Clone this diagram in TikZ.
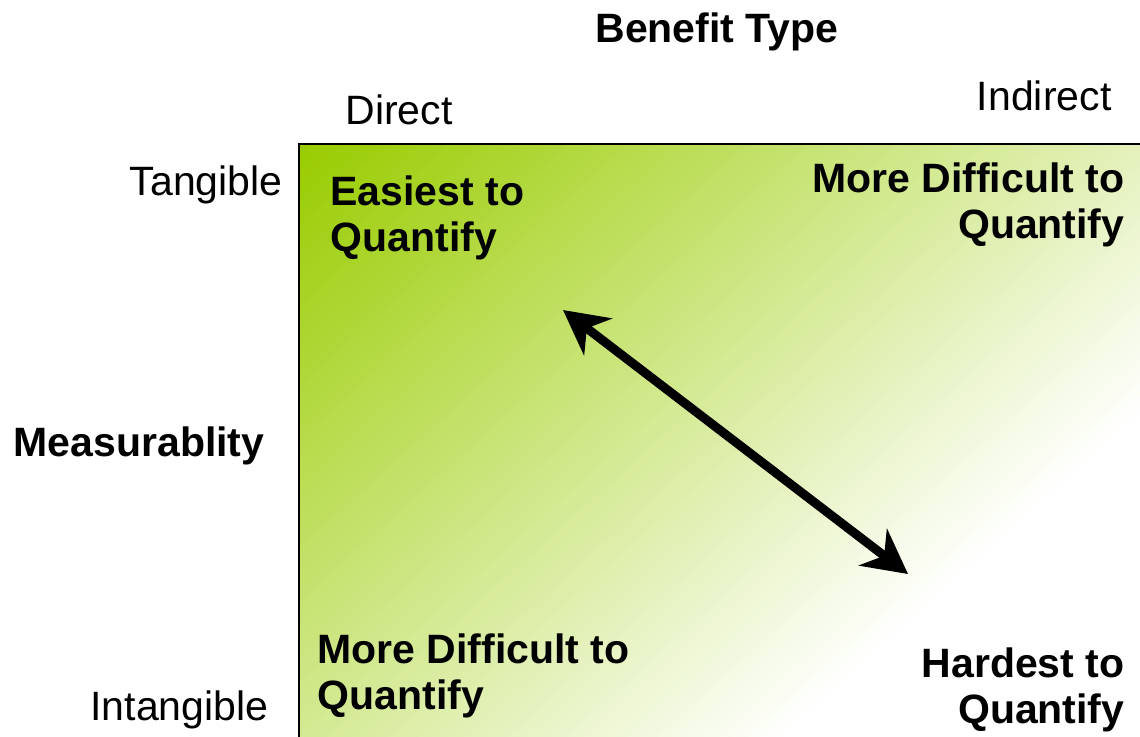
\documentclass[tikz,border=0pt]{standalone}
\usepackage{fontspec}
\setmainfont{Liberation Sans}
\usetikzlibrary{arrows.meta}
\definecolor{lgreen}{RGB}{153,204,0}
\begin{document}
\begin{tikzpicture}[x=0.5pt,y=-0.5pt,semithick,
  txt/.style={font=\fontsize{20.5}{23}\selectfont,inner sep=0pt},
  btxt/.style={font=\fontsize{20.5}{23}\selectfont\bfseries,inner sep=0pt},
  >={Stealth[length=22pt,width=23pt,inset=7pt]}]
\useasboundingbox(0,0)rectangle(1140,736);
\clip(0,0)rectangle(1140,736);
\coordinate(O)at(299,144);
\coordinate(P)at(1160,760);
\begin{scope}
\clip(O)rectangle(P);
\begin{scope}[shift={(O)},rotate=-48]
\fill[lgreen](-300,-1200)rectangle(1,1200);
\foreach \i in {0,...,75}{
  \pgfmathsetmacro\p{100-\i*100/76}
  \fill[lgreen!\p!white](\i*10,-1200)rectangle(\i*10+11,1200);
}
\end{scope}
\end{scope}
\draw[line width=0.8pt](O|-P)--(O)--(O-|P);
\node[btxt,anchor=base](T)at(717,42){Benefit Type};
\node[txt,anchor=base west](D)at(345,124){Direct};
\node[txt,anchor=base east](I)at(1112,110){Indirect};
\node[txt,anchor=base east](Ta)at(283,195){Tangible};
\node[txt,anchor=base east](In)at(269,720){Intangible};
\node[btxt,anchor=base east](M)at(265,456){Measurablity};
\node[btxt,anchor=base west,align=left](E)at(330,251){Easiest to\\Quantify};
\node[btxt,anchor=base east,align=right](F)at(1125,238){More Difficult to\\Quantify};
\node[btxt,anchor=base west,align=left](G)at(317,709){More Difficult to\\Quantify};
\node[btxt,anchor=base east,align=right](H)at(1125,723){Hardest to\\Quantify};
\coordinate(A)at(563,310);
\coordinate(B)at(908,574);
\draw[line width=4.5pt,<->](A)--(B);
\end{tikzpicture}
\end{document}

* [AIM OF THE EXERCISE]
All of the data needs repeating exactly, but the pictures do not.

* [SOLUTION TO THIS PROBLEM]
Clone this diagram in TikZ.
\documentclass[tikz,border=0pt]{standalone}
\usepackage{fontspec}
\setmainfont{Liberation Sans}
\usetikzlibrary{arrows.meta}
\definecolor{lgreen}{RGB}{153,204,0}
\begin{document}
\begin{tikzpicture}[x=0.5pt,y=-0.5pt,semithick,
  txt/.style={font=\fontsize{20.5}{23}\selectfont,inner sep=0pt},
  btxt/.style={font=\fontsize{20.5}{23}\selectfont\bfseries,inner sep=0pt},
  >={Stealth[length=22pt,width=23pt,inset=7pt]}]
\useasboundingbox(0,0)rectangle(1140,736);
\clip(0,0)rectangle(1140,736);
\coordinate(O)at(299,144);
\coordinate(P)at(1160,760);
\begin{scope}
\clip(O)rectangle(P);
\begin{scope}[shift={(O)},rotate=-48]
\fill[lgreen](-300,-1200)rectangle(1,1200);
\foreach \i in {0,...,75}{
  \pgfmathsetmacro\p{100-\i*100/76}
  \fill[lgreen!\p!white](\i*10,-1200)rectangle(\i*10+11,1200);
}
\end{scope}
\end{scope}
\draw[line width=0.8pt](O|-P)--(O)--(O-|P);
\node[btxt,anchor=base](T)at(717,42){Benefit Type};
\node[txt,anchor=base west](D)at(345,124){Direct};
\node[txt,anchor=base east](I)at(1112,110){Indirect};
\node[txt,anchor=base east](Ta)at(283,195){Tangible};
\node[txt,anchor=base east](In)at(269,720){Intangible};
\node[btxt,anchor=base east](M)at(265,456){Measurablity};
\node[btxt,anchor=base west,align=left](E)at(330,251){Easiest to\\Quantify};
\node[btxt,anchor=base east,align=right](F)at(1125,238){More Difficult to\\Quantify};
\node[btxt,anchor=base west,align=left](G)at(317,709){More Difficult to\\Quantify};
\node[btxt,anchor=base east,align=right](H)at(1125,723){Hardest to\\Quantify};
\coordinate(A)at(563,310);
\coordinate(B)at(908,574);
\draw[line width=4.5pt,<->](A)--(B);
\end{tikzpicture}
\end{document}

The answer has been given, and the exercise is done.